Pensai subito alle Guardie Forestali ma mi risposero in modo piuttosto risentito che nel loro mansionario nessun capitolo o comma parlava di faine. Mi rivolsi allora alla Regione ma quando con grande fatica riuscii a superare il filtro del centralino telefonico mi risposero che avevano ben altro da fare che pensare alle faine.

A questo punto andando per esclusione la soluzione mi parve chiara. La competenza non poteva essere che della Provincia visto che quest’ente legifera in materia di caccia. Ma anche qui nessuno sapeva cosa fare.

Piuttosto demoralizzato mi rivolsi al mio direttore di servizio che suggerì di liberare la faina in aperta campagna. Ottimamente pensai, così la faina comincia a frequentare i pollai della zona finchè un contadino più affezionato ai suoi polli che alla fauna protetta non le scarichi addosso la doppietta.

La soluzione, quella vera, non poteva essere che una sola : rimettere la faina dove era stata catturata. Ma c’era un problema.

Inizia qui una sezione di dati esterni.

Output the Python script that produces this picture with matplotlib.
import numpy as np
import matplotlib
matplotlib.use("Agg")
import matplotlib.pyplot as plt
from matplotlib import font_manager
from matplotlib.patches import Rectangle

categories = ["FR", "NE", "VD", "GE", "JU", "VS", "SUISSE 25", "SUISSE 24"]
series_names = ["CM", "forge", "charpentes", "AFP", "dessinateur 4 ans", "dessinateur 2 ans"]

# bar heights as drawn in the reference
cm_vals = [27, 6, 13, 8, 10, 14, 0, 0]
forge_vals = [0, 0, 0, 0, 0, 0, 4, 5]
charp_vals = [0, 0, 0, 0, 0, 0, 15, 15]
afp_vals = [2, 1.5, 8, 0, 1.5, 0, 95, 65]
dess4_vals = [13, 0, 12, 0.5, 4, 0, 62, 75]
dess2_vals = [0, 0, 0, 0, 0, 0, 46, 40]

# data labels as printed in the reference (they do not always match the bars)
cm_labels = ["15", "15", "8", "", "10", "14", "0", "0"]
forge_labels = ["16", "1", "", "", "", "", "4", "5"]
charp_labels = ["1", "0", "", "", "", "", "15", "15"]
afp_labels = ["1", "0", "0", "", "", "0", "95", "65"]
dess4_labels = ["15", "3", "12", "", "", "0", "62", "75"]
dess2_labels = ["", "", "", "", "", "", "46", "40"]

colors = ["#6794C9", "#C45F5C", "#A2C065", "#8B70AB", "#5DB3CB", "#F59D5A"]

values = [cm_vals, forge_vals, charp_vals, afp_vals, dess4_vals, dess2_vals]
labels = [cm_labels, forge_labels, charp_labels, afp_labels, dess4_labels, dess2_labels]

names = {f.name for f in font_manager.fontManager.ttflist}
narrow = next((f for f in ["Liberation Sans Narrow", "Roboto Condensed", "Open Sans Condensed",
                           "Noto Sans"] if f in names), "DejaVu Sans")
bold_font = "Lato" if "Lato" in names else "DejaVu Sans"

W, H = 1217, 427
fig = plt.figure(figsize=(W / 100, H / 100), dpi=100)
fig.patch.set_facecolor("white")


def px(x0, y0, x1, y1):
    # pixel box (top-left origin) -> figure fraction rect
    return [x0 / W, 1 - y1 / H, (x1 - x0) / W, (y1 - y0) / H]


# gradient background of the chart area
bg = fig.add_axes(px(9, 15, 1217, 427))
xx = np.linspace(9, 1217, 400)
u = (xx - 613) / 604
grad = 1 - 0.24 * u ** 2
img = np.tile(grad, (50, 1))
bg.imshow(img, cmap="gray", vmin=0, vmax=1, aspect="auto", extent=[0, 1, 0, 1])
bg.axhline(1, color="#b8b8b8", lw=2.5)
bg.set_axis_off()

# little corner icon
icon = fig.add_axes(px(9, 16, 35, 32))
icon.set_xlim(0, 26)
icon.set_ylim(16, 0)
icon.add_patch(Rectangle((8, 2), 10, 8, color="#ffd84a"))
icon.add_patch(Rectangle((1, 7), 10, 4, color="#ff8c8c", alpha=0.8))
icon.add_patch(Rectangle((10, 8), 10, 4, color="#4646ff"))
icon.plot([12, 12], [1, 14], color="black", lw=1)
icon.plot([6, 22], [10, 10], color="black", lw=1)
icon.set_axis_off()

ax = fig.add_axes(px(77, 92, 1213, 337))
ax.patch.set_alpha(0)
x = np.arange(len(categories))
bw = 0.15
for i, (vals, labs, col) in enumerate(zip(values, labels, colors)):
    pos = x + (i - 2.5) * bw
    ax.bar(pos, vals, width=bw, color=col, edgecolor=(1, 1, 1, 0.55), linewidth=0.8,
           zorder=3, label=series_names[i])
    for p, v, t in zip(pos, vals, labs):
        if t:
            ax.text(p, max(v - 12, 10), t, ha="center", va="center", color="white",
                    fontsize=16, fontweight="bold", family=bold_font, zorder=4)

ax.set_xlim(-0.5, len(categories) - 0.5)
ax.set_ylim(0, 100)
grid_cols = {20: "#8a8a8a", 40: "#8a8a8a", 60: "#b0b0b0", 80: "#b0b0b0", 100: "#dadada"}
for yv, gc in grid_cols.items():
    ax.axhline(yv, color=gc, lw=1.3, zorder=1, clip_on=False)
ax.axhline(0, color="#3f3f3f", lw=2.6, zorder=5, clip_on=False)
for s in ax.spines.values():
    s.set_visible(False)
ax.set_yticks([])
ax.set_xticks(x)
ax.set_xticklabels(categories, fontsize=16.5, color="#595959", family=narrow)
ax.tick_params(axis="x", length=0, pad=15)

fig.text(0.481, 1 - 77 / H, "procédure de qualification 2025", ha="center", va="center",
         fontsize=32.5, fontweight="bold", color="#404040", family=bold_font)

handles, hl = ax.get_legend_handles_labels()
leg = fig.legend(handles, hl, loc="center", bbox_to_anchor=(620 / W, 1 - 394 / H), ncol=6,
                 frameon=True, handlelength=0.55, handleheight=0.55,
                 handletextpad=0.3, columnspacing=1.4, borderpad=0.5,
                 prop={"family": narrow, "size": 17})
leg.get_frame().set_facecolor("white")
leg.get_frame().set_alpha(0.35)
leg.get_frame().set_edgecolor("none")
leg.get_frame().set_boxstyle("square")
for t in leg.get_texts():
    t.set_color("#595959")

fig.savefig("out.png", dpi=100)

Passare dal cancello principale con la faina significava fare una figura della stessa materia che aveva reso celebre Cambronne. Bisognava introdurla nel cimitero ma di soppiatto.

Ricordavo che nella cinta muraria c’era un varco per consentire il passaggio degli autotreni per un lavoro in corso e proprio lì liberai la faina che si immerse nella vegetazione come un pesce nell’acqua.

Il bello fu che dopo alcuni giorni gli addetti al cimitero telefonarono per comunicarci i ringraziamenti della signora. Evidentemente la faina, la cui astuzia non per niente è proverbiale, aveva pensato che la cosa migliore per lei era cambiare lettiera.